China exports accelerate in July despite tariffs
China's exports to the United States surged last month, shrugging off President Trump's tariff hike in a dispute over technology.
Shipments to the United States climbed 13.3 per cent from a year earlier, to US$41.5 billion, after a roughly similar rise in June, customs data show.
At the same time, Beijing's trade surplus with the United States - a frequent source of anger and threats from Trump - widened by 11 per cent from a year ago to US$28 billion.
The rise in exports defied expectations of a slump after merchants rushed to fill orders
the previous month before Washington imposed 25 per cent duties on US$34 billion of Chinese goods on July 6, in response to complaints that Beijing steals or pressures foreign companies to hand over technology.
The trade war between the world's two biggest economies has forced many multinational companies to reschedule purchases and rethink where they buy materials and parts to try to dodge or blunt the effects of tit-for-tat tariffs between Washington and Beijing.
Beijing has warned that its exporters face "rising instabilities" after Washington's trade penalties. Beijing has retaliated with higher duties on a similar amount of American goods.
On Tuesday, the Trump administration announced that it would proceed with previously announced 25 per cent tariffs on an additional US$16 billion of Chinese imports, starting August 23. On Wednesday, China hit back by saying it would impose identical 25 per cent punitive duties on US$16 billion of US goods, including cars, crude oil and scrap metal, also to take effect August 23.

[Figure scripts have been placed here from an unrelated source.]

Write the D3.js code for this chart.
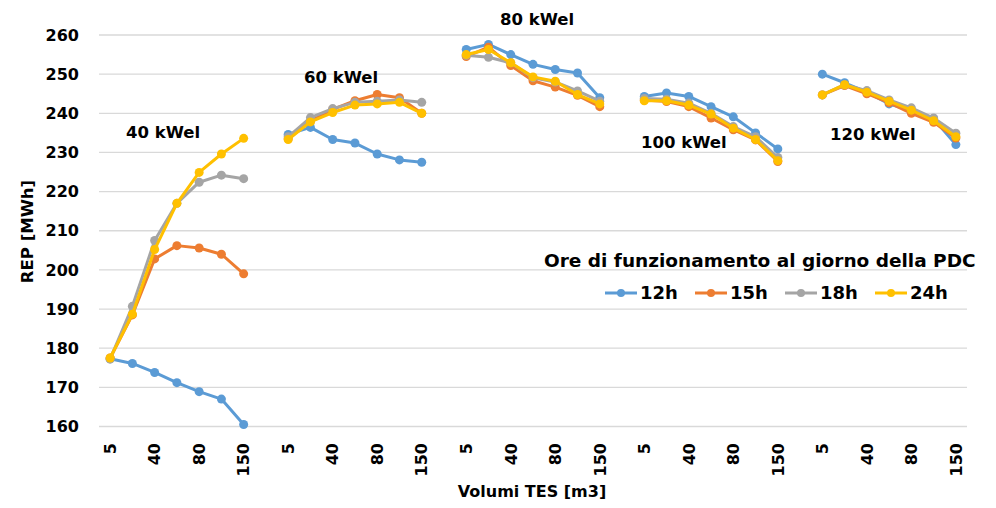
<!DOCTYPE html>
<html>
<head>
<meta charset="utf-8">
<script src="https://cdn.jsdelivr.net/npm/d3@7"></script>
<style>
  html, body { margin: 0; padding: 0; background: #fff; }
  svg { display: block; }
  text { font-family: "DejaVu Sans", sans-serif; font-weight: bold; fill: #000; }
</style>
</head>
<body>
<svg id="chart" width="996" height="508"></svg>
<script>
// ---- data ----
const groups = ["40 kWel", "60 kWel", "80 kWel", "100 kWel", "120 kWel"];
const volumes = ["5", "20", "40", "60", "80", "100", "150"];
const seriesNames = ["12h", "15h", "18h", "24h"];
const seriesColors = ["#5B9BD5", "#ED7D31", "#A5A5A5", "#FFC000"];
const yTicks = [160, 170, 180, 190, 200, 210, 220, 230, 240, 250, 260];

const h12 = [
  [177.3, 176.1, 173.8, 171.2, 168.9, 167.0, 160.5],
  [234.6, 236.4, 233.3, 232.4, 229.6, 228.1, 227.5],
  [256.3, 257.6, 255.0, 252.5, 251.2, 250.3, 244.0],
  [244.3, 245.2, 244.3, 241.7, 239.1, 235.0, 230.9],
  [250.0, 247.8, 245.4, 242.4, 240.6, 238.6, 232.0]
];
const h15 = [
  [177.5, 188.5, 202.8, 206.2, 205.6, 204.0, 199.0],
  [233.5, 238.0, 241.0, 243.2, 244.8, 244.0, 240.0],
  [254.5, 256.9, 252.2, 248.3, 246.7, 244.6, 241.7],
  [243.4, 243.0, 241.7, 238.8, 235.8, 233.2, 227.7],
  [244.7, 247.1, 245.0, 242.7, 240.0, 237.7, 233.7]
];
const h18 = [
  [177.2, 190.7, 207.5, 217.0, 222.4, 224.2, 223.3],
  [234.0, 238.9, 241.2, 242.8, 243.1, 243.4, 242.8],
  [254.8, 254.3, 252.9, 249.1, 248.0, 245.7, 243.1],
  [243.8, 243.6, 242.6, 240.0, 236.6, 234.0, 228.7],
  [244.7, 247.3, 245.8, 243.4, 241.4, 238.8, 234.9]
];
const h24 = [
  [177.5, 188.7, 205.2, 217.0, 224.9, 229.6, 233.6],
  [233.3, 237.8, 240.2, 242.1, 242.4, 242.8, 240.0],
  [255.0, 256.3, 252.9, 249.3, 248.2, 244.8, 242.4],
  [243.2, 243.2, 242.1, 239.8, 236.2, 233.3, 227.9],
  [244.7, 247.3, 245.4, 243.1, 240.8, 238.1, 234.0]
];
const seriesValues = [h12, h15, h18, h24];

// ---- layout ----
const svg = d3.select("#chart");
const plot = { left: 99, right: 967, top: 35, bottom: 426.5 };

// category keys: 7 volumes per group + an empty separator between groups
const cats = [];
groups.forEach((g, gi) => {
  volumes.forEach(v => cats.push({ key: g + "|" + v, label: v }));
  if (gi < groups.length - 1) cats.push({ key: g + "|gap", label: "" });
});
const labelOf = new Map(cats.map((c, i) => [c.key, i % 2 === 0 ? c.label : ""]));

const x = d3.scaleBand().domain(cats.map(c => c.key)).range([plot.left, plot.right]).padding(0);
const y = d3.scaleLinear().domain([160, 260]).range([plot.bottom, plot.top]);
const cx = k => x(k) + x.bandwidth() / 2;

// gridlines
svg.append("g").selectAll("line").data(yTicks).join("line")
  .attr("x1", plot.left).attr("x2", plot.right)
  .attr("y1", d => y(d)).attr("y2", d => y(d))
  .attr("stroke", "#D9D9D9").attr("stroke-width", 1.3);

// y axis
const yAxis = svg.append("g").attr("transform", `translate(${plot.left},0)`)
  .call(d3.axisLeft(y).tickValues(yTicks).tickSize(0).tickPadding(20).tickFormat(d3.format("d")));
yAxis.select(".domain").remove();
yAxis.selectAll("text").style("font-size", "16px").style("font-family", "DejaVu Sans").style("font-weight", "bold").attr("fill", "#000");

// x axis
const xAxis = svg.append("g").attr("transform", `translate(0,${plot.bottom})`)
  .call(d3.axisBottom(x).tickSize(0).tickFormat(k => labelOf.get(k)));
xAxis.select(".domain").remove();
xAxis.selectAll("text")
  .style("font-size", "16px").style("font-family", "DejaVu Sans").style("font-weight", "bold").attr("fill", "#000")
  .attr("transform", "rotate(-90)")
  .attr("x", -16.5).attr("y", 0).attr("dy", "0.36em")
  .style("text-anchor", "end");

// series
const line = d3.line().x(d => cx(d.key)).y(d => y(d.v));
seriesValues.forEach((vals, si) => {
  const g = svg.append("g");
  groups.forEach((grp, gi) => {
    const pts = volumes.map((v, vi) => ({ key: grp + "|" + v, v: vals[gi][vi] }));
    g.append("path").datum(pts).attr("d", line)
      .attr("fill", "none").attr("stroke", seriesColors[si])
      .attr("stroke-width", 3).attr("stroke-linejoin", "round");
    g.selectAll(null).data(pts).join("circle")
      .attr("cx", d => cx(d.key)).attr("cy", d => y(d.v)).attr("r", 4.5)
      .attr("fill", seriesColors[si]);
  });
});

// group labels
const groupLabelPos = [[126, 138], [304, 83], [500, 25], [641, 148], [830, 140]];
svg.append("g").selectAll("text").data(groups).join("text")
  .attr("x", (d, i) => groupLabelPos[i][0]).attr("y", (d, i) => groupLabelPos[i][1])
  .style("font-size", "16.5px").text(d => d);

// axis titles
svg.append("text").attr("transform", "translate(33,231.5) rotate(-90)")
  .attr("text-anchor", "middle").style("font-size", "16.5px").text("REP [MWh]");
svg.append("text").attr("x", 532).attr("y", 497)
  .attr("text-anchor", "middle").style("font-size", "16px").text("Volumi TES [m3]");

// legend
svg.append("text").attr("x", 544).attr("y", 267).style("font-size", "18.5px")
  .text("Ore di funzionamento al giorno della PDC");
const leg = svg.append("g").selectAll("g").data(seriesNames).join("g")
  .attr("transform", (d, i) => `translate(${605 + i * 90},293)`);
leg.append("line").attr("x1", 0).attr("x2", 32).attr("y1", 0).attr("y2", 0)
  .attr("stroke", (d, i) => seriesColors[i]).attr("stroke-width", 3);
leg.append("circle").attr("cx", 16).attr("cy", 0).attr("r", 4)
  .attr("fill", (d, i) => seriesColors[i]);
leg.append("text").attr("x", 35).attr("y", 0).attr("dy", "0.36em")
  .style("font-size", "18px").text(d => d);
</script>
</body>
</html>
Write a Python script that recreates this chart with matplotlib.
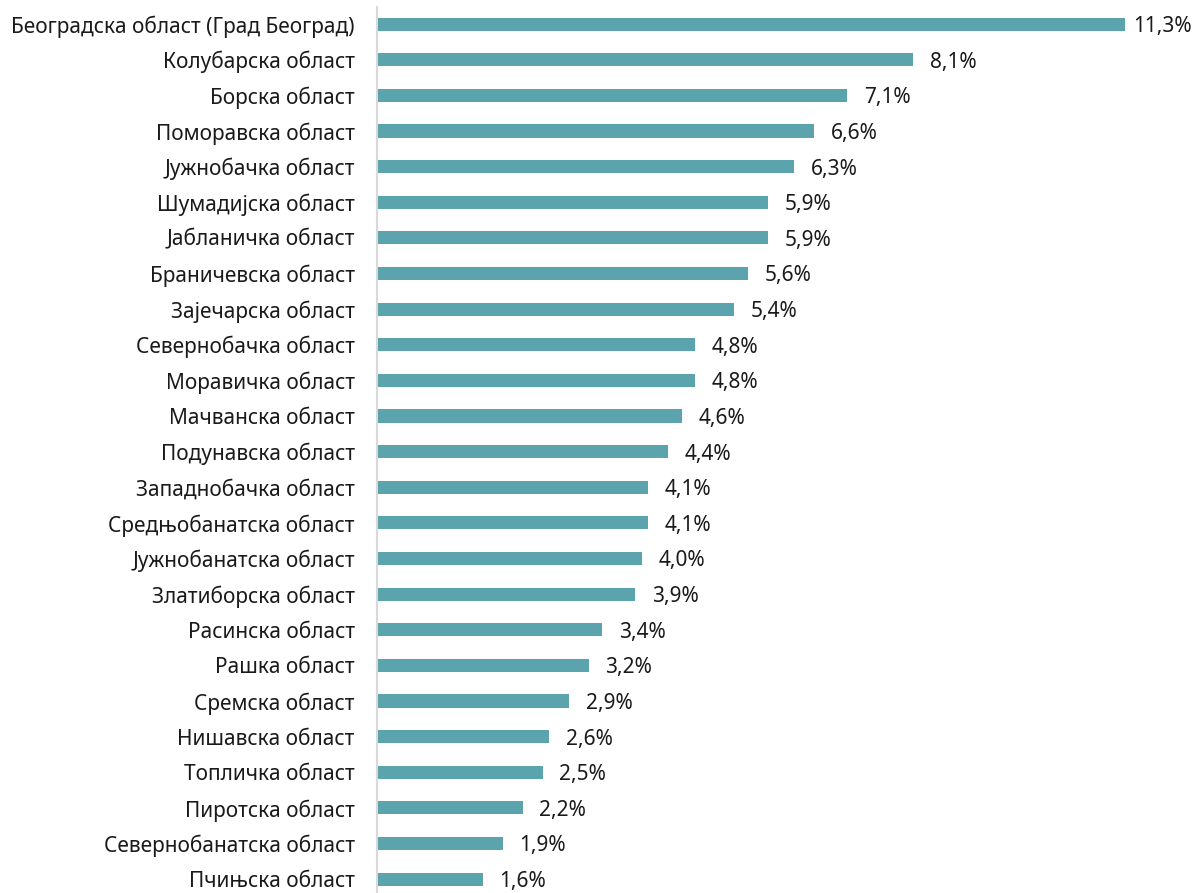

A Commerce Ministry statement labelled Trump's decision to go ahead with the latest US tariffs "very unreasonable". Beijing's retaliatory move was a "necessary response" to "safeguard its legitimate interests," the ministry said on its website.
Escalating its tensions with Beijing, the Trump administration has also threatened to impose penalties on an additional US$200 billion in Chinese exports to the United States. Beijing says it is ready to retaliate against US$60 billion of American imports. Beijing cannot tax an equal amount of US products, because the United States exports far fewer goods to China than it imports.
Tariffs are taxes on imports. They are meant to protect home-grown businesses and put foreign competitors at a disadvantage. But the taxes also exact a price on domestic businesses and consumers who pay more for imports.
In July, China's global exports surged 12 per cent, even faster than an 11 per cent increase in June. At the same time, overall imports to China jumped 27 per cent last month.
Exports to the rest of the world might have been boosted by a weaker Chinese currency. The yuan has declined by eight per cent this year against the dollar and by about four per cent against a basket of global currencies. A weakening currency makes a nation's goods more affordable for overseas buyers.
China's trade conflict with the United States, coupled with weakening global demand, has compounded the challenges for Beijing. Economic growth has slowed since regulators tightened controls on bank lending to rein in surging debt.
The unusually strong July import figures reflected higher prices, according to Julian Evans-Pritchard of Capital Economics.
"We expect export growth to cool in the coming months, though this will primarily reflect softer global growth rather than US tariffs," Evans-Pritchard said in a report. "Import growth is likely to slow as domestic headwinds continue to weigh on economic activity."
China's global trade surplus narrowed by 40 per cent from a year earlier to US$28 billion. In the meantime, its trade gap with the 28-nation European Union contracted 8 per cent to US$11.2 billion.
China is running out of American goods to hit with retaliatory tariffs given the two nations' lopsided trade balance. Last year's imports from the United States totalled about US$130 billion. That leaves only about US$20 billion for penalty tariffs after increases that have already been imposed or threatened on US goods are counted.
Beijing has stepped up efforts, so far without success, to recruit governments including Germany and France as allies. Those nations have criticised Trump's tactics, but they share US complaints about Chinese industrial policy and market barriers.